Senators take GA's case to White House

By Dan Namowitz (AOPA)

U.S. Senate GA Caucus member Jerry Moran (R-Kan.) and 22 co-signers took the case against general aviation user-fees to the White House as a congressional deficit-cutting “super committee,” facing two key deadlines, pursued its $1.5 trillion task.

The senators reminded the president that during the past five years the House and Senate have considered new aviation user fees and rejected them overwhelmingly. With 14 million Americans looking for work and GA efficiently providing communities with critical services, increasing taxes on general aviation will only further stifle economic recovery, the senators said in a letter to President Barack Obama.

“We cannot impress upon you enough how important the general aviation industry is to American vitality. The industry employs 1.2 million workers and generates $150 billion in economic activity,” they wrote. “In many of our states, general aviation generates economic development in U.S. communities with little or no commercial airline service.”

The existing method of fuel taxes levied on general aviation efficiently helps fund the FAA and is far preferable to the collection of user fees through a new federal collection bureaucracy, they said. “This would require funding to support such a collection agency, which seems counterproductive to deficit reduction. The hiring of billing agents, auditors, and collection officials will be required to facilitate this proposal. In contrast, the current fuel tax allows the government to be prepaid for its services, and the operators are not saddled with new and onerous administrative burdens.”

The senators’ letter also pointed out that with more than half of GA aircraft produced in 2010 headed for the export market, the industry has performed in conjunction with administration goals,  “of doubling U.S. exports over the next five years.”

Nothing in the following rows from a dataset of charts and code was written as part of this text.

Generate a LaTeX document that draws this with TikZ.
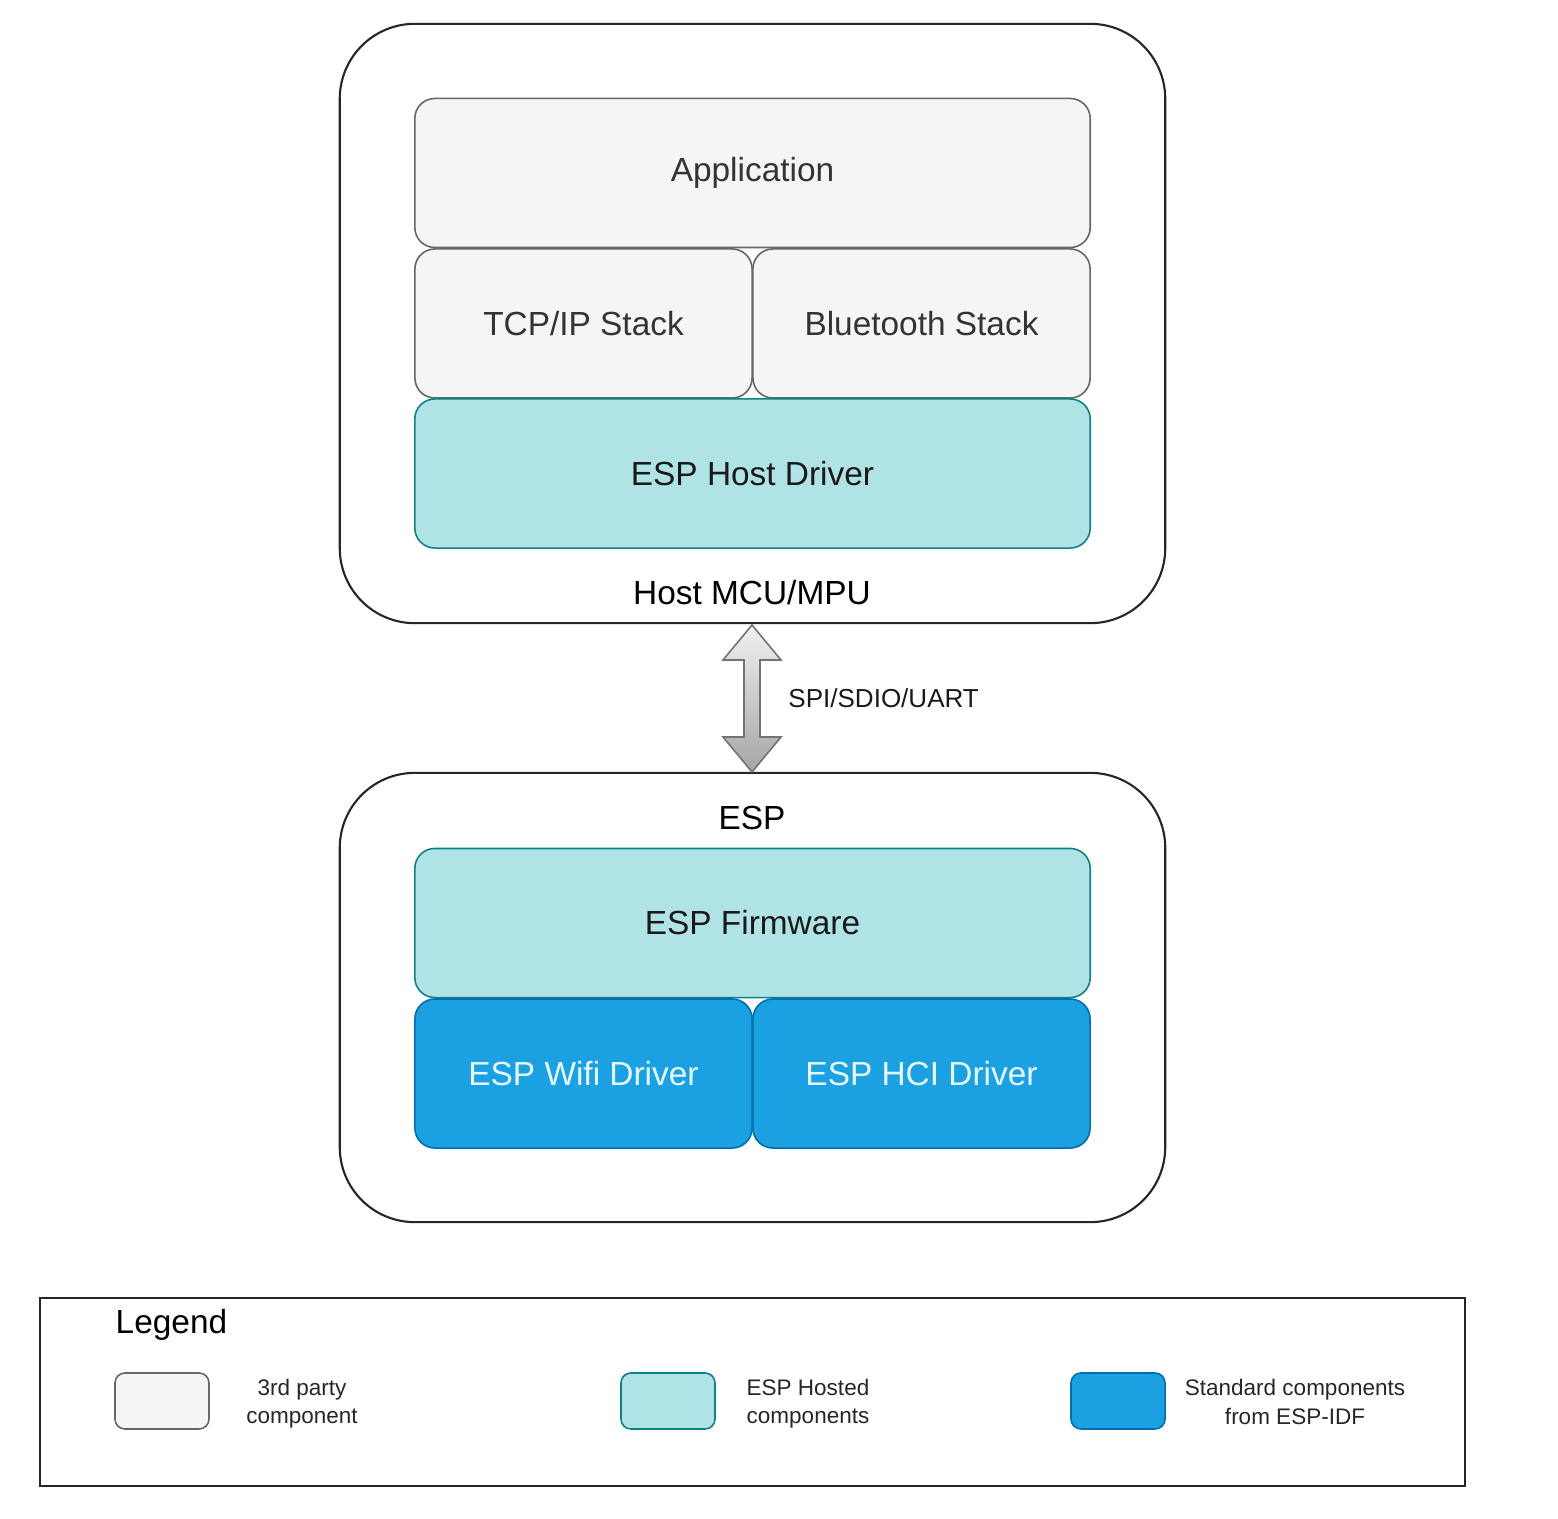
\documentclass[tikz,border=0pt]{standalone}
\usepackage{fontspec}
\setmainfont{Liberation Sans}
\usepackage{xcolor}
\usetikzlibrary{positioning}

\definecolor{tpfill}{HTML}{F5F5F5}
\definecolor{tpline}{HTML}{666666}
\definecolor{hstfill}{HTML}{B0E3E6}
\definecolor{hstline}{HTML}{0E8088}
\definecolor{idffill}{HTML}{1BA1E2}
\definecolor{idfline}{HTML}{006EAF}
\definecolor{idftext}{HTML}{E6F8FF}

\begin{document}
\begin{tikzpicture}[x=0.01cm,y=-0.01cm]

	\tikzstyle{chipbox} = [draw=black!85,line width=0.6pt,rounded corners=0.75cm,minimum width=8.25cm]
	\tikzstyle{layer} = [line width=0.45pt,rounded corners=0.2cm,minimum height=1.49cm,font=\fontsize{9.5}{11.4}\selectfont]
	\tikzstyle{tpbox} = [layer,draw=tpline,fill=tpfill,text=black!80]
	\tikzstyle{hstbox} = [layer,draw=hstline,fill=hstfill,text=black!90]
	\tikzstyle{idfbox} = [layer,draw=idfline,fill=idffill,text=idftext]
	\tikzstyle{swatch} = [line width=0.45pt,rounded corners=0.1cm,minimum width=0.94cm,minimum height=0.56cm]
	\tikzstyle{lgtext} = [align=center,font=\fontsize{6.4}{8}\selectfont,text=black!85]
	\tikzstyle{bigtext} = [font=\fontsize{9.5}{11.4}\selectfont]

	\useasboundingbox (0,0) rectangle (1558,1519);

	% host side
	\node[chipbox,minimum height=5.99cm] (host) at (752.5,323.5) {};
	\node[tpbox,minimum width=6.75cm] (app) at (752.5,173) {Application};
	\node[tpbox,minimum width=3.37cm] (tcp) at (583.5,323.5) {TCP/IP Stack};
	\node[tpbox,minimum width=3.37cm] (bt) at (921.5,323.5) {Bluetooth Stack};
	\node[hstbox,minimum width=6.75cm] (hostdrv) at (752.5,473.5) {ESP Host Driver};
	\node[bigtext] (hostlbl) at (752,593) {Host MCU/MPU};

	% ESP side
	\node[chipbox,minimum height=4.49cm] (esp) at (752.5,997.5) {};
	\node[bigtext] (esplbl) at (752,818) {ESP};
	\node[hstbox,minimum width=6.75cm] (fw) at (752.5,923) {ESP Firmware};
	\node[idfbox,minimum width=3.37cm] (wifi) at (583.5,1073.5) {ESP Wifi Driver};
	\node[idfbox,minimum width=3.37cm] (hci) at (921.5,1073.5) {ESP HCI Driver};

	% bus
	\draw[draw=black!55,line width=0.45pt,top color=black!6,bottom color=black!35]
		(752,625) -- (781,660) -- (760,660) -- (760,737) -- (781,737) -- (752,772)
		-- (723,737) -- (744,737) -- (744,660) -- (723,660) -- cycle;
	\node[anchor=west,font=\fontsize{7.4}{9}\selectfont,text=black!90] (bus) at (776,698) {SPI/SDIO/UART};

	% legend
	\node[draw=black!85,line width=0.6pt,minimum width=14.25cm,minimum height=1.88cm] (legend) at (752.5,1392) {};
	\node[bigtext,anchor=west,inner sep=0pt] (lgtitle) at (115,1325) {Legend};
	\node[swatch,draw=tpline,fill=tpfill] (sw1) at (162,1401) {};
	\node[lgtext] (lg1) at (302,1404) {3rd party\\component};
	\node[swatch,draw=hstline,fill=hstfill] (sw2) at (668,1401) {};
	\node[lgtext,align=left] (lg2) at (808,1404) {ESP Hosted\\components};
	\node[swatch,draw=idfline,fill=idffill] (sw3) at (1118,1401) {};
	\node[lgtext] (lg3) at (1295,1402) {Standard components\\from ESP-IDF};

\end{tikzpicture}
\end{document}
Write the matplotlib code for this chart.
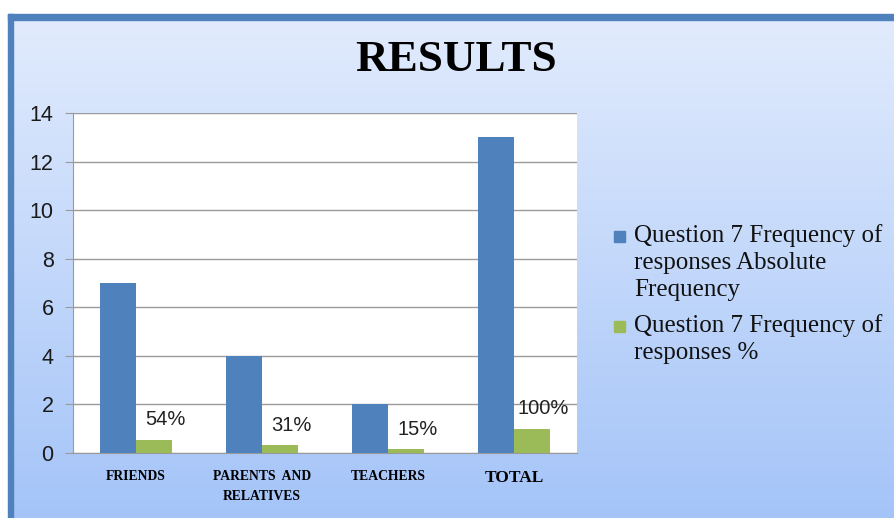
import numpy as np
import matplotlib.pyplot as plt
from matplotlib.patches import Rectangle

categories = ['FRIENDS', 'PARENTS  AND\nRELATIVES', 'TEACHERS', 'TOTAL']
absolute = [7, 4, 2, 13]
percent = [0.54, 0.31, 0.15, 1.00]
pct_labels = ['54%', '31%', '15%', '100%']
series_names = ['Question 7 Frequency of\nresponses Absolute\nFrequency',
                'Question 7 Frequency of\nresponses %']
yticks = [0, 2, 4, 6, 8, 10, 12, 14]

blue, green = '#4F81BD', '#9BBB59'
W, H = 894, 518

fig = plt.figure(figsize=(W / 100, H / 100), dpi=100)

# background: white margin, blue border, vertical gradient
bg = fig.add_axes([0, 0, 1, 1], zorder=-10)
bg.set_xlim(0, W)
bg.set_ylim(H, 0)
bg.axis('off')
top_c = np.array([225, 235, 253]) / 255
bot_c = np.array([164, 196, 248]) / 255
t = np.linspace(0, 1, 256)[:, None, None]
grad = top_c * (1 - t) + bot_c * t
grad = np.repeat(grad, 2, axis=1)
bg.imshow(grad, extent=[13, W, H, 20], aspect='auto', zorder=0)
bg.add_patch(Rectangle((8, 14), W - 8, 6, color=blue, zorder=1))
bg.add_patch(Rectangle((8, 14), 5, H - 14, color=blue, zorder=1))

ax = fig.add_axes([73 / W, 1 - 453 / H, 504 / W, 340 / H])
ax.set_facecolor('white')
x = np.arange(len(categories))
bw = 0.286
ax.bar(x - bw / 2, absolute, bw, color=blue, zorder=3)
ax.bar(x + bw / 2, percent, bw, color=green, zorder=3)

for xi, v, lab in zip(x, percent, pct_labels):
    ax.annotate(lab, (xi + bw / 2, v), xytext=(8, 14.5), textcoords='offset points',
                ha='center', va='center', fontsize=14.5, family='Liberation Sans',
                color='#222222')

ax.set_xlim(-0.5, 3.5)
ax.set_ylim(0, 14)
ax.set_yticks(yticks)
ax.yaxis.grid(True, color='#9A9A9A', lw=1, zorder=0)
ax.tick_params(axis='y', length=6, color='#9A9A9A', pad=8, labelsize=15.5,
               labelcolor='#1A1A1A')
for lab in ax.get_yticklabels():
    lab.set_family('Liberation Sans')
ax.set_xticks(x)
ax.set_xticklabels(categories, family='Liberation Serif', fontweight='bold',
                   fontsize=9.8, linespacing=1.75, va='top')
ax.get_xticklabels()[-1].set_fontsize(12.5)
ax.tick_params(axis='x', length=0, pad=12)
for s in ['top', 'right']:
    ax.spines[s].set_visible(False)
for s in ['left', 'bottom']:
    ax.spines[s].set_color('#9A9A9A')

fig.text(456 / W, 1 - 60 / H, 'RESULTS', ha='center', va='center',
         family='Liberation Serif', fontweight='bold', fontsize=32.5)

# legend drawn by hand so the swatch sits on the first line
for name, col, ytop in zip(series_names, [blue, green], [224, 314]):
    bg.add_patch(Rectangle((614, ytop + 7), 11, 11, color=col, zorder=2))
    bg.text(634, ytop, name, ha='left', va='top', family='Liberation Serif',
            fontsize=18, linespacing=1.28, color='#111111')

fig.savefig('out.png', dpi=100)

“Senator Moran and his colleagues who have signed this letter clearly recognize the value general aviation delivers to the national economy and every U.S. resident. All of us in the general aviation community are grateful for their leadership,” said AOPA President Craig Fuller. “There is no doubt that user fees would have a crippling effect on general aviation — we’ve seen it happen time and again in other countries. We cannot afford to further damage this vital industry even as it struggles to recover from the economic slowdown. From the dawn of powered flight, general aviation has supported the national aviation system through taxes on fuel, and pay-at-the-pump is still the most efficient and effective way for us to contribute.”

With costs outweighing any benefits from user fees, the senators told Obama, they would oppose any inclusion of the fees in any plan put forward by the Joint Select Committee on Deficit Reduction, acting under the Budget Control Act of 2011 mandate to prepare a proposal by Nov. 23 for cutting $1.5 trillion from the deficit over the next 10 years.

Congress must then vote up or down on the committee’s proposal before Dec. 23.